▸ What you have to do:
Retype every line from the start of the data down to and including the line with "(8,730) -- cycle;". Skip the pictures.

▸ Material provided:
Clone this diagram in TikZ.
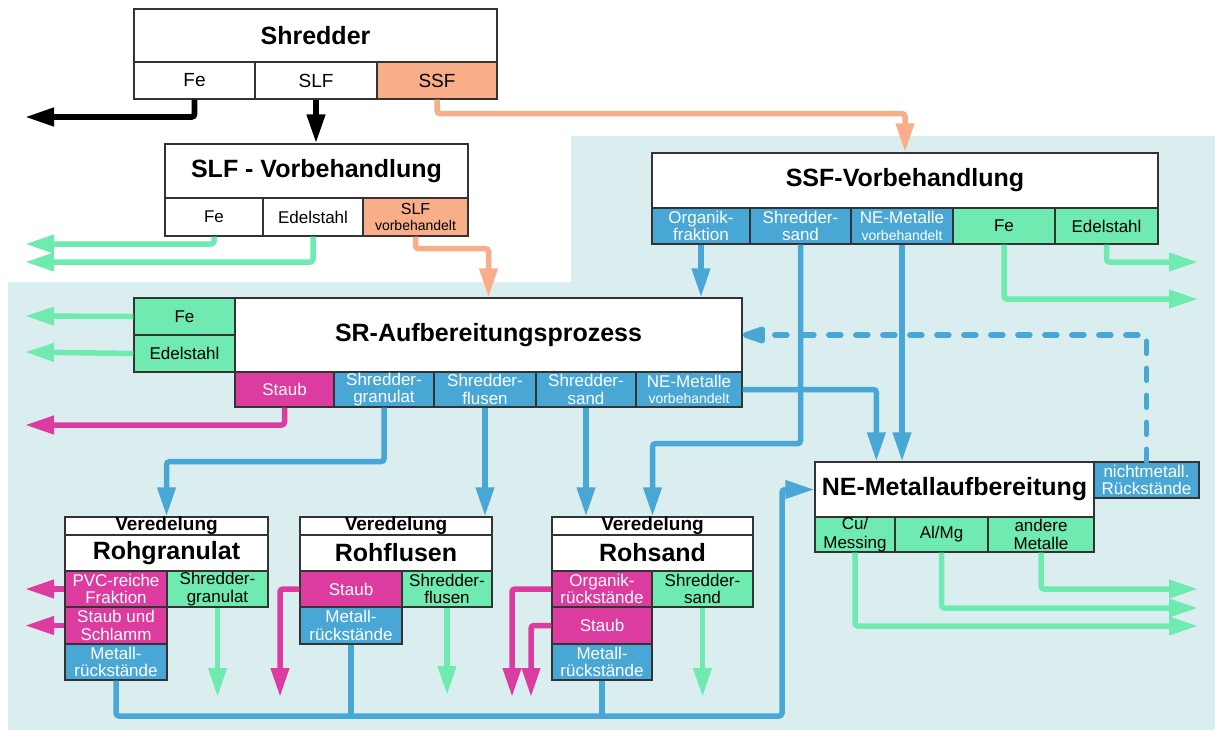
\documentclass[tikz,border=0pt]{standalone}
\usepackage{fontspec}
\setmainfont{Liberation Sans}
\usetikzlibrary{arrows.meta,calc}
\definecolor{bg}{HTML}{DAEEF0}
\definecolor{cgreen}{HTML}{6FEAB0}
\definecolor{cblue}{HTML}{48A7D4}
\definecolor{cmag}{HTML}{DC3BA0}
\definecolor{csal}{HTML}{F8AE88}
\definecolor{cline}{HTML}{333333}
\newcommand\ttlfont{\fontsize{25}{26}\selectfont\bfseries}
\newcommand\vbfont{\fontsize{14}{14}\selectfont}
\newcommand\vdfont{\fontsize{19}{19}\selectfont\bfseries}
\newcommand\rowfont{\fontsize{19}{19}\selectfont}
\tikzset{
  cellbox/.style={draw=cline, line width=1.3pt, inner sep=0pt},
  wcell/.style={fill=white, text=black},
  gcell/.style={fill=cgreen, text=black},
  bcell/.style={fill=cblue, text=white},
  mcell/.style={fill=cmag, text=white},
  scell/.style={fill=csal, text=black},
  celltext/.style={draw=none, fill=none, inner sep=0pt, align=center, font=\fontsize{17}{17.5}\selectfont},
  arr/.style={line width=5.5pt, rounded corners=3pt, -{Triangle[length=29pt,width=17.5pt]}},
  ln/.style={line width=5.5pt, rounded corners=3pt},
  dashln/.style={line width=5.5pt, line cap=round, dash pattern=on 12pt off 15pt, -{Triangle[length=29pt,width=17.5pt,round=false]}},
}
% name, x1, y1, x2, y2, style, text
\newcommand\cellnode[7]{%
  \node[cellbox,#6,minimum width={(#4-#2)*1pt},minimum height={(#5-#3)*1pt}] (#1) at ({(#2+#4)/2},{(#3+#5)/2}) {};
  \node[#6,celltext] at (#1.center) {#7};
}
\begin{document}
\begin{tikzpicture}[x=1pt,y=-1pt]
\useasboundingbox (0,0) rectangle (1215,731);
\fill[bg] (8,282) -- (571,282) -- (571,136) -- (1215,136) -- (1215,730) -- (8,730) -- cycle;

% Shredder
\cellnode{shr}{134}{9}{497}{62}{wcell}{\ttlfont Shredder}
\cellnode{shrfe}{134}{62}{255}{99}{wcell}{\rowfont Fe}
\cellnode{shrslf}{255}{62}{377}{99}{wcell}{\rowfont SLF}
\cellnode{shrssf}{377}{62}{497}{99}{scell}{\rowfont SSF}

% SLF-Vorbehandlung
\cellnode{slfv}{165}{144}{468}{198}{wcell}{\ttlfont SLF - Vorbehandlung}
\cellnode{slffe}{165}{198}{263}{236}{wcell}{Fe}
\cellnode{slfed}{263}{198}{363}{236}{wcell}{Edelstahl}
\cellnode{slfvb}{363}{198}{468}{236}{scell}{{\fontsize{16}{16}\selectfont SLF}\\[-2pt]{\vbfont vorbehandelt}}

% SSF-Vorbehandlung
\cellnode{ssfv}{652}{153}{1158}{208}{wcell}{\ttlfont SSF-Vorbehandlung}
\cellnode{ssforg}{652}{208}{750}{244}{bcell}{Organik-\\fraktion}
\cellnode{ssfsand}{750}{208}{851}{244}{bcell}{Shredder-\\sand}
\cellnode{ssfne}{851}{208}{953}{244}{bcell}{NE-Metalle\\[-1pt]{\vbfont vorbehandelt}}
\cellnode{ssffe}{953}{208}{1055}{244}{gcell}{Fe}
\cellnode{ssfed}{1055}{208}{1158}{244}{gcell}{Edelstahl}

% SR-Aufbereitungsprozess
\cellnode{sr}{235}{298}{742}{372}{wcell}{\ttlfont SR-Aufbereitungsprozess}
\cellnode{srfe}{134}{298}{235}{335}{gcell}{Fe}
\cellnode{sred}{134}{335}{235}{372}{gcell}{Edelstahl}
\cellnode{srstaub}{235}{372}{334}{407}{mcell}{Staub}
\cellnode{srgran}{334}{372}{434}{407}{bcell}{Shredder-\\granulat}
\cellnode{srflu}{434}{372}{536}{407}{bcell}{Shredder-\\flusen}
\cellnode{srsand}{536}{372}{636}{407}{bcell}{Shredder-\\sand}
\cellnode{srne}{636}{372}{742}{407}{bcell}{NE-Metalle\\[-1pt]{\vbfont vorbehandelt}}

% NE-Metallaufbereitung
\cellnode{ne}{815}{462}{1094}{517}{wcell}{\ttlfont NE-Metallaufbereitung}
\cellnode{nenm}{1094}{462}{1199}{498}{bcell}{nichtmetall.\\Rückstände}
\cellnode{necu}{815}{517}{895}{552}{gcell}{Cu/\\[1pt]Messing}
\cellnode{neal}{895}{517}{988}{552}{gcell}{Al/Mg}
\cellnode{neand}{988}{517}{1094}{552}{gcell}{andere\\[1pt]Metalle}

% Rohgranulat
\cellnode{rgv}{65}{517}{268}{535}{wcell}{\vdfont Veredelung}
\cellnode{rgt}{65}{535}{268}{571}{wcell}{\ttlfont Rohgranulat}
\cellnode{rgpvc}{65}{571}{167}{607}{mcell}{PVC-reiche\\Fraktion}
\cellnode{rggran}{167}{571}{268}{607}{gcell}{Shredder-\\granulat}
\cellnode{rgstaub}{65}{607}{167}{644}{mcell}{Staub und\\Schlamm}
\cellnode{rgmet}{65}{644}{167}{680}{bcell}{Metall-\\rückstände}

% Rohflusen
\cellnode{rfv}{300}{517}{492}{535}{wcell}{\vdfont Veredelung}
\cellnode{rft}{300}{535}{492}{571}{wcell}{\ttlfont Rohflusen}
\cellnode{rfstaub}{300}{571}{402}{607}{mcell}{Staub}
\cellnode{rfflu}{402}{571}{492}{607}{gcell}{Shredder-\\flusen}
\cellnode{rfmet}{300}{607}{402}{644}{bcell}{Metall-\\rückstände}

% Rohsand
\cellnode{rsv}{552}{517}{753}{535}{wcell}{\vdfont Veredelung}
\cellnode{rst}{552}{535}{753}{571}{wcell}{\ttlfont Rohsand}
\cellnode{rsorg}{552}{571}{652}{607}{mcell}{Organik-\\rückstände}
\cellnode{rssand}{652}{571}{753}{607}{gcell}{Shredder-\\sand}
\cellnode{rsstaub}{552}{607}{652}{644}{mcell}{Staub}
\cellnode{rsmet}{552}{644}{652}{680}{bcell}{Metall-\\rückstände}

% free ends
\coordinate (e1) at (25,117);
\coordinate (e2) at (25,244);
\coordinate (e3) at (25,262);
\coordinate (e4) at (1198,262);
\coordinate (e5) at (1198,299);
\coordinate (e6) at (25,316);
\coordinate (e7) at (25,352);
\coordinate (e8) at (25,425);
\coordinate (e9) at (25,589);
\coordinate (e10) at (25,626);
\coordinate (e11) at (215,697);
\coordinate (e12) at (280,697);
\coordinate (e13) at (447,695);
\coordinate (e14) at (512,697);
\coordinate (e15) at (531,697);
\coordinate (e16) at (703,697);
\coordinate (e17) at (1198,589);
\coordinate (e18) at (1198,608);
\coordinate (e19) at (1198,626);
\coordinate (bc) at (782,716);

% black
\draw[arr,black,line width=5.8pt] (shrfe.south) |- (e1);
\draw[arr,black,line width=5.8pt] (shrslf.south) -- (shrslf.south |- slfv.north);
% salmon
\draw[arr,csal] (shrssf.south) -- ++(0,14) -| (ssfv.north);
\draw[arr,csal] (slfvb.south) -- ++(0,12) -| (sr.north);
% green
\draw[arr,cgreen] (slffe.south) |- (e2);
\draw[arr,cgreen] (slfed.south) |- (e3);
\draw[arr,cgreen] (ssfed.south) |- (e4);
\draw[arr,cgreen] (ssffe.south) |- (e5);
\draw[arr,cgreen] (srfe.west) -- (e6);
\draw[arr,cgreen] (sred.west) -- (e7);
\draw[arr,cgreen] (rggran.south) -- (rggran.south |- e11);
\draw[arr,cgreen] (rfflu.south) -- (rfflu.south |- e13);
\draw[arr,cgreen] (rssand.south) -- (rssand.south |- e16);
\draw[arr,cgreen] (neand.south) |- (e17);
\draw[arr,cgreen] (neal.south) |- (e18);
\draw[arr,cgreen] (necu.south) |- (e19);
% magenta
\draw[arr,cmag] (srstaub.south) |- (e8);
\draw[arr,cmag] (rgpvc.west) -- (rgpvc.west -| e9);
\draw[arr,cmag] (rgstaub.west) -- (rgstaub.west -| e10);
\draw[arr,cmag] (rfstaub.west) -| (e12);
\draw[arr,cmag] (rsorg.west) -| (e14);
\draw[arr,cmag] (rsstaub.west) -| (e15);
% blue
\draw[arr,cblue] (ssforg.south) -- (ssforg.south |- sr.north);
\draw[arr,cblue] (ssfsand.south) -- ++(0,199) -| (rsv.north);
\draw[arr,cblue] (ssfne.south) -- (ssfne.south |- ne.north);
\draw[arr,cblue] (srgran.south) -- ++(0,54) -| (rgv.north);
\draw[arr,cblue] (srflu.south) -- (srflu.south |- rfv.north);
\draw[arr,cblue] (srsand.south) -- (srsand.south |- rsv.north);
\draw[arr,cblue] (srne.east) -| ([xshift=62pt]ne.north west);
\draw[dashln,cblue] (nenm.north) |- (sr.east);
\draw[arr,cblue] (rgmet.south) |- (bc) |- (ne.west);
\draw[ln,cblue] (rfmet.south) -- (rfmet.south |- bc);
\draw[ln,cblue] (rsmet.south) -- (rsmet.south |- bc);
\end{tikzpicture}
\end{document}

▸ Final result:
Clone this diagram in TikZ.
\documentclass[tikz,border=0pt]{standalone}
\usepackage{fontspec}
\setmainfont{Liberation Sans}
\usetikzlibrary{arrows.meta,calc}
\definecolor{bg}{HTML}{DAEEF0}
\definecolor{cgreen}{HTML}{6FEAB0}
\definecolor{cblue}{HTML}{48A7D4}
\definecolor{cmag}{HTML}{DC3BA0}
\definecolor{csal}{HTML}{F8AE88}
\definecolor{cline}{HTML}{333333}
\newcommand\ttlfont{\fontsize{25}{26}\selectfont\bfseries}
\newcommand\vbfont{\fontsize{14}{14}\selectfont}
\newcommand\vdfont{\fontsize{19}{19}\selectfont\bfseries}
\newcommand\rowfont{\fontsize{19}{19}\selectfont}
\tikzset{
  cellbox/.style={draw=cline, line width=1.3pt, inner sep=0pt},
  wcell/.style={fill=white, text=black},
  gcell/.style={fill=cgreen, text=black},
  bcell/.style={fill=cblue, text=white},
  mcell/.style={fill=cmag, text=white},
  scell/.style={fill=csal, text=black},
  celltext/.style={draw=none, fill=none, inner sep=0pt, align=center, font=\fontsize{17}{17.5}\selectfont},
  arr/.style={line width=5.5pt, rounded corners=3pt, -{Triangle[length=29pt,width=17.5pt]}},
  ln/.style={line width=5.5pt, rounded corners=3pt},
  dashln/.style={line width=5.5pt, line cap=round, dash pattern=on 12pt off 15pt, -{Triangle[length=29pt,width=17.5pt,round=false]}},
}
% name, x1, y1, x2, y2, style, text
\newcommand\cellnode[7]{%
  \node[cellbox,#6,minimum width={(#4-#2)*1pt},minimum height={(#5-#3)*1pt}] (#1) at ({(#2+#4)/2},{(#3+#5)/2}) {};
  \node[#6,celltext] at (#1.center) {#7};
}
\begin{document}
\begin{tikzpicture}[x=1pt,y=-1pt]
\useasboundingbox (0,0) rectangle (1215,731);
\fill[bg] (8,282) -- (571,282) -- (571,136) -- (1215,136) -- (1215,730) -- (8,730) -- cycle;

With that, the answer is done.